= RECORDS FOR PROCESSING =
◆ ◆ ◆ ◆ ◆ ◆ ◆

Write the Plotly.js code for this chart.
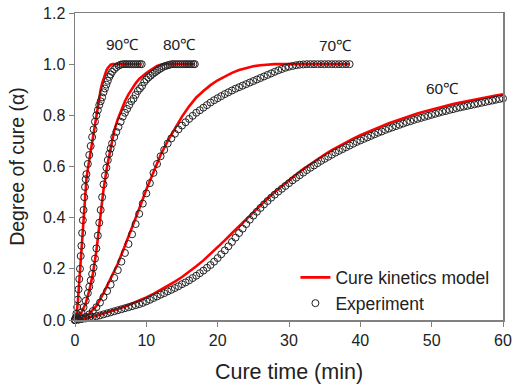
<!DOCTYPE html>
<html>
<head>
<meta charset="utf-8">
<script src="https://cdn.plot.ly/plotly-3.0.1.min.js"></script>
<style>html,body{margin:0;padding:0;background:#fff;}#chart{width:513px;height:389px;}</style>
</head>
<body>
<div id="chart"></div>
<script>
// ---- Model curves (Cure kinetics model) ----
const model90T = [0,0.2,0.4,0.6,0.8,1.0,1.2,1.4,1.6,1.8,2.0,2.2,2.4,2.6,2.8,3.0,3.2,3.4,3.6,3.8,4.0,4.2,4.4,4.6,4.8,5.0,5.3,6,7,8,9.3];
const model90A = [0,0.02,0.07,0.15,0.24,0.33,0.42,0.50,0.55,0.59,0.625,0.66,0.70,0.735,0.77,0.805,0.84,0.87,0.90,0.925,0.945,0.96,0.975,0.985,0.993,0.998,1.0,1.0,1.0,1.0,1.0];

const model80T = [0,0.5,1.0,1.5,2.0,2.5,3.0,3.5,4.0,4.5,5.0,5.5,6.0,6.5,7.0,7.5,8.0,8.5,9.0,9.5,10.0,10.5,11.0,11.5,12.0,12.5,14,16.8];
const model80A = [0,0.01,0.035,0.065,0.115,0.18,0.27,0.39,0.51,0.60,0.675,0.74,0.785,0.82,0.855,0.882,0.905,0.925,0.942,0.955,0.965,0.975,0.985,0.993,0.998,1.0,1.0,1.0];

const model70T = [0,1,2,3,4,5,6,7,8,9,10,11,12,13,14,15,16,17,18,19,20,21,22,23,24,25,26,27,28,30,34,38.5];
const model70A = [0,0.008,0.025,0.055,0.105,0.16,0.22,0.29,0.36,0.435,0.51,0.58,0.645,0.70,0.75,0.795,0.835,0.87,0.895,0.918,0.937,0.953,0.966,0.977,0.986,0.992,0.996,0.999,1.0,1.0,1.0,1.0];

const model60T = [0,1,2,3,4,5,6,7,8,9,10,11,12,13,14,15,16,17,18,19,20,21,22,23,24,25,26,27,28,29,30,31,32,33,34,35,36,37,38,39,40,41,42,43,44,45,46,47,48,49,50,51,52,53,54,55,56,57,58,59,60];
const model60A = [0,0.004,0.01,0.017,0.025,0.034,0.043,0.053,0.064,0.075,0.088,0.102,0.117,0.133,0.15,0.168,0.188,0.21,0.233,0.258,0.284,0.311,0.339,0.367,0.395,0.422,0.449,0.475,0.5,0.524,0.547,0.569,0.59,0.61,0.629,0.647,0.664,0.68,0.695,0.709,0.722,0.735,0.747,0.758,0.769,0.779,0.789,0.798,0.807,0.815,0.823,0.83,0.837,0.844,0.85,0.856,0.862,0.867,0.872,0.877,0.882];

// ---- Experimental data ----
const exp90T = [0,0.1,0.2,0.3,0.4,0.5,0.6,0.7,0.8,0.9,1.0,1.1,1.2,1.3,1.4,1.5,1.6,1.8,2.0,2.2,2.4,2.6,2.8,3.0,3.2,3.4,3.6,3.8,4.0,4.2,4.4,4.6,4.8,5.0,5.2,5.5,5.8,6.1,6.4,6.7,7.0,7.3,7.6,7.9,8.2,8.5,8.8,9.1,9.35];
const exp90A = [0,0.01,0.025,0.05,0.08,0.12,0.16,0.20,0.25,0.29,0.34,0.39,0.43,0.48,0.52,0.55,0.57,0.61,0.645,0.68,0.715,0.745,0.775,0.80,0.82,0.84,0.855,0.87,0.89,0.905,0.92,0.935,0.95,0.96,0.97,0.98,0.988,0.994,0.998,1.0,1.0,1.0,1.0,1.0,1.0,1.0,1.0,1.0,1.0];

const exp80T = [0,0.3,0.6,0.9,1.2,1.5,1.8,2.0,2.2,2.4,2.6,2.8,3.0,3.2,3.4,3.6,3.8,4.0,4.2,4.4,4.6,4.8,5.0,5.2,5.5,5.8,6.1,6.4,6.7,7.0,7.3,7.6,7.9,8.2,8.5,8.8,9.1,9.4,9.7,10.0,10.3,10.6,10.9,11.2,11.5,11.8,12.1,12.4,12.7,13.0,13.3,13.6,13.9,14.2,14.5,14.8,15.1,15.4,15.7,16.0,16.3,16.6,16.8];
const exp80A = [0,0.005,0.015,0.03,0.05,0.075,0.105,0.13,0.155,0.18,0.205,0.24,0.28,0.33,0.38,0.43,0.48,0.53,0.565,0.595,0.625,0.65,0.67,0.69,0.715,0.735,0.755,0.775,0.795,0.81,0.825,0.84,0.855,0.865,0.88,0.895,0.905,0.915,0.93,0.94,0.948,0.955,0.962,0.968,0.974,0.98,0.985,0.99,0.993,0.996,0.998,1.0,1.0,1.0,1.0,1.0,1.0,1.0,1.0,1.0,1.0,1.0,1.0];

const exp70T = [0,0.5,1.0,1.5,2.0,2.5,3.0,3.5,4.0,4.5,5.0,5.5,6.0,6.5,7.0,7.5,8.0,8.5,9.0,9.5,10.0,10.5,11.0,11.5,12.0,12.5,13.0,13.5,14.0,14.5,15.0,15.5,16.0,16.5,17.0,17.5,18.0,18.5,19.0,19.5,20.0,20.5,21.0,21.5,22.0,22.5,23.0,23.5,24.0,24.5,25.0,25.5,26.0,26.5,27.0,27.5,28.0,28.5,29.0,29.5,30.0,30.5,31.0,31.5,32.0,32.5,33.0,33.5,34.0,34.5,35.0,35.5,36.0,36.5,37.0,37.5,38.0,38.5];
const exp70A = [0,0.002,0.006,0.012,0.022,0.035,0.05,0.068,0.09,0.113,0.138,0.165,0.195,0.228,0.262,0.297,0.335,0.375,0.415,0.455,0.495,0.535,0.575,0.61,0.64,0.665,0.69,0.71,0.728,0.745,0.76,0.773,0.786,0.798,0.81,0.82,0.83,0.84,0.85,0.859,0.867,0.875,0.883,0.89,0.897,0.904,0.91,0.916,0.922,0.928,0.934,0.94,0.946,0.952,0.958,0.964,0.97,0.976,0.981,0.986,0.99,0.993,0.996,0.998,0.999,1.0,1.0,1.0,1.0,1.0,1.0,1.0,1.0,1.0,1.0,1.0,1.0,1.0];

const exp60T = [0,0.5,1,1.5,2,2.5,3,3.5,4,4.5,5,5.5,6,6.5,7,7.5,8,8.5,9,9.5,10,10.5,11,11.5,12,12.5,13,13.5,14,14.5,15,15.5,16,16.5,17,17.5,18,18.5,19,19.5,20,20.5,21,21.5,22,22.5,23,23.5,24,24.5,25,25.5,26,26.5,27,27.5,28,28.5,29,29.5,30,30.5,31,31.5,32,32.5,33,33.5,34,34.5,35,35.5,36,36.5,37,37.5,38,38.5,39,39.5,40,40.5,41,41.5,42,42.5,43,43.5,44,44.5,45,45.5,46,46.5,47,47.5,48,48.5,49,49.5,50,50.5,51,51.5,52,52.5,53,53.5,54,54.5,55,55.5,56,56.5,57,57.5,58,58.5,59,59.5,60];
const exp60A = [0,0.002,0.004,0.006,0.009,0.012,0.015,0.018,0.022,0.026,0.030,0.034,0.038,0.042,0.046,0.050,0.054,0.058,0.062,0.067,0.073,0.079,0.086,0.092,0.099,0.105,0.112,0.118,0.125,0.132,0.140,0.147,0.155,0.164,0.173,0.183,0.193,0.204,0.215,0.228,0.242,0.257,0.272,0.288,0.305,0.322,0.340,0.357,0.375,0.392,0.408,0.423,0.438,0.452,0.465,0.478,0.490,0.502,0.513,0.524,0.535,0.546,0.556,0.566,0.576,0.586,0.595,0.604,0.613,0.622,0.630,0.638,0.646,0.654,0.661,0.668,0.675,0.682,0.689,0.696,0.702,0.708,0.714,0.720,0.726,0.732,0.737,0.743,0.748,0.753,0.758,0.763,0.768,0.773,0.777,0.782,0.786,0.790,0.794,0.798,0.802,0.806,0.810,0.814,0.817,0.821,0.824,0.828,0.831,0.834,0.837,0.840,0.843,0.846,0.849,0.852,0.855,0.858,0.861,0.864,0.866];

// ---- Labels ----
const tempLabels = ['90℃','80℃','70℃','60℃'];
const tempLabelX = [6.6, 14.7, 36.5, 51.5];
const tempLabelY = [1.078, 1.078, 1.074, 0.905];
const seriesNames = ['Cure kinetics model', 'Experiment'];

const FONT = 'Liberation Sans, Arial, sans-serif';
const modelSets = [[model90T,model90A],[model80T,model80A],[model70T,model70A],[model60T,model60A]];
const expSets = [[exp90T,exp90A],[exp80T,exp80A],[exp70T,exp70A],[exp60T,exp60A]];

const traces = [];
modelSets.forEach((s,i)=>{
  traces.push({x:s[0], y:s[1], type:'scatter', mode:'lines', name:seriesNames[0],
    legendgroup:'model', showlegend:i===0, cliponaxis:false,
    line:{color:'#ff0000', width:2.6}});
});
expSets.forEach((s,i)=>{
  traces.push({x:s[0], y:s[1], type:'scatter', mode:'markers', name:seriesNames[1],
    legendgroup:'exp', showlegend:i===0, cliponaxis:false,
    marker:{symbol:'circle-open', size:7, color:'#222', line:{width:1, color:'#222'}}});
});

const annotations = tempLabels.map((t,i)=>({x:tempLabelX[i], y:tempLabelY[i], xref:'x', yref:'y',
  text:t, showarrow:false, font:{family:FONT, size:15.5, color:'#222'}}));

const layout = {
  width:513, height:389,
  margin:{l:75, r:10, t:13, b:69},
  paper_bgcolor:'#fff', plot_bgcolor:'#fff',
  font:{family:FONT, color:'#222'},
  showlegend:true,
  legend:{x:0.515, y:0.197, xanchor:'left', yanchor:'top', bgcolor:'rgba(0,0,0,0)',
    font:{family:FONT, size:17.5, color:'#222'}, tracegroupgap:0},
  xaxis:{range:[0,60], tickvals:[0,10,20,30,40,50,60], showgrid:false, zeroline:false,
    showline:true, linecolor:'#808080', linewidth:1.5, mirror:true,
    ticks:'outside', ticklen:5, tickcolor:'#808080', tickwidth:1,
    tickfont:{family:FONT, size:16, color:'#222'},
    title:{text:'Cure time (min)', font:{family:FONT, size:21.5, color:'#222'}, standoff:16}},
  yaxis:{range:[0,1.2], tickvals:[0,0.2,0.4,0.6,0.8,1.0,1.2], tickformat:'.1f', showgrid:false, zeroline:false,
    showline:true, linecolor:'#808080', linewidth:1.5, mirror:true,
    ticks:'outside', ticklen:5, tickcolor:'#808080', tickwidth:1,
    tickfont:{family:FONT, size:16, color:'#222'},
    title:{text:'Degree of cure (α)', font:{family:FONT, size:19.5, color:'#222'}, standoff:13}},
  annotations:annotations
};

Plotly.newPlot('chart', traces, layout, {staticPlot:true, displayModeBar:false});
</script>
</body>
</html>
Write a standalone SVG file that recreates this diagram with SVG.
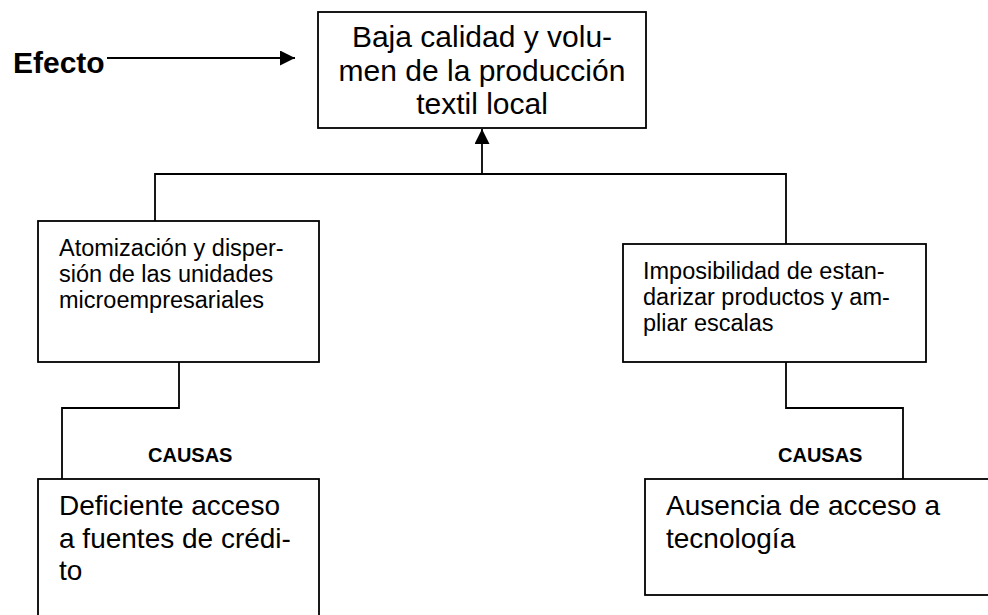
<svg xmlns="http://www.w3.org/2000/svg" width="988" height="615" viewBox="0 0 988 615">
<style>
.box{fill:#fff;stroke:#000;stroke-width:1.8}
.ln{fill:none;stroke:#000;stroke-width:1.8}
text{font-family:"Liberation Sans",Arial,sans-serif;fill:#000}
.t30{font-size:30px}
.t23{font-size:23.5px}
.t28{font-size:28px}
.b30{font-size:30px;font-weight:bold}
.b20{font-size:20px;font-weight:bold}
</style>
<defs>
<marker id="ah" markerUnits="userSpaceOnUse" markerWidth="16" markerHeight="16" refX="15" refY="7.5" orient="auto">
<path d="M0,0 L15,7.5 L0,15 Z" fill="#000"/>
</marker>
</defs>
<rect width="988" height="615" fill="#fff"/>
<g id="connectors">
<line class="ln" x1="107" y1="58" x2="295" y2="58" marker-end="url(#ah)"/>
<line class="ln" x1="482" y1="174" x2="482" y2="129" marker-end="url(#ah)"/>
<polyline class="ln" points="155,221 155,174 786,174 786,244"/>
<polyline class="ln" points="179,362 179,408 62,408 62,479"/>
<polyline class="ln" points="786,362 786,408 903,408 903,479"/>
</g>
<g id="efecto-label">
<text class="b30" x="13" y="73">Efecto</text>
</g>
<g id="efecto">
<rect class="box" x="318" y="12" width="328" height="116"/>
<text class="t30" text-anchor="middle" x="482" y="47">Baja calidad y volu-</text>
<text class="t30" text-anchor="middle" x="482" y="80.5">men de la producción</text>
<text class="t30" text-anchor="middle" x="482" y="114">textil local</text>
</g>
<g id="atomizacion">
<rect class="box" x="38" y="221" width="281" height="141"/>
<text class="t23" x="59" y="256">Atomización y disper-</text>
<text class="t23" x="59" y="282">sión de las unidades</text>
<text class="t23" x="59" y="308">microempresariales</text>
</g>
<g id="imposibilidad">
<rect class="box" x="623" y="244" width="303" height="118"/>
<text class="t23" x="643" y="279">Imposibilidad de estan-</text>
<text class="t23" x="643" y="305">darizar productos y am-</text>
<text class="t23" x="643" y="331">pliar escalas</text>
</g>
<g id="causas-izq">
<text class="b20" x="148" y="462">CAUSAS</text>
</g>
<g id="causas-der">
<text class="b20" x="778" y="462">CAUSAS</text>
</g>
<g id="credito">
<rect class="box" x="38" y="479" width="281" height="150"/>
<text class="t28" x="59" y="515">Deficiente acceso</text>
<text class="t28" x="59" y="547.5">a fuentes de crédi-</text>
<text class="t28" x="59" y="580">to</text>
</g>
<g id="tecnologia">
<rect class="box" x="645" y="479" width="360" height="116"/>
<text class="t28" x="666" y="515">Ausencia de acceso a</text>
<text class="t28" x="666" y="547.5">tecnología</text>
</g>
</svg>
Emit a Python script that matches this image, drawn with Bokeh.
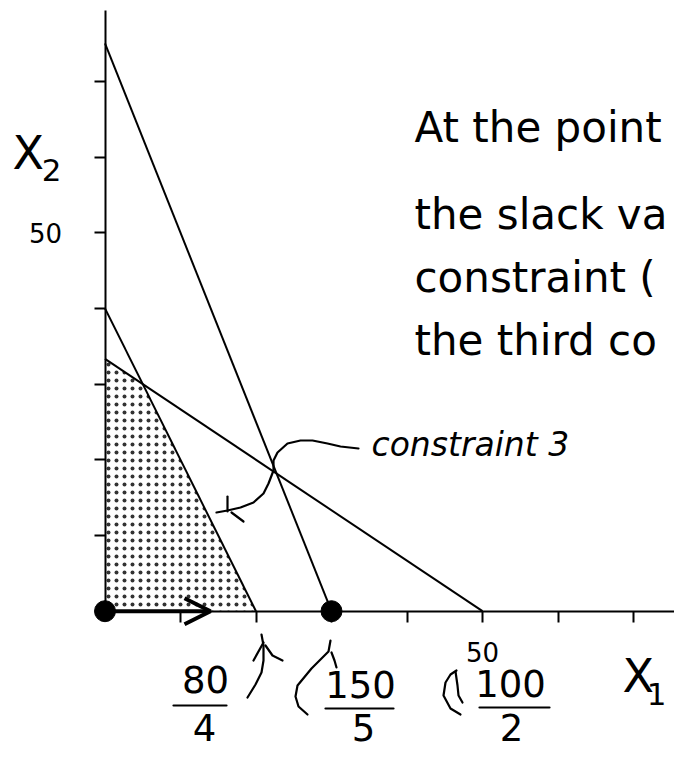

◆ ◆ ◆ ◆ ◆ ◆ ◆

= PROBLEM TO SOLVE =
From the records above, pull out every line containing the word "with".

= SOLUTION FOR THIS EXERCISE =
Write a standalone SVG file that recreates this diagram with SVG.
Emit a Python script that matches this image, drawn with Bokeh.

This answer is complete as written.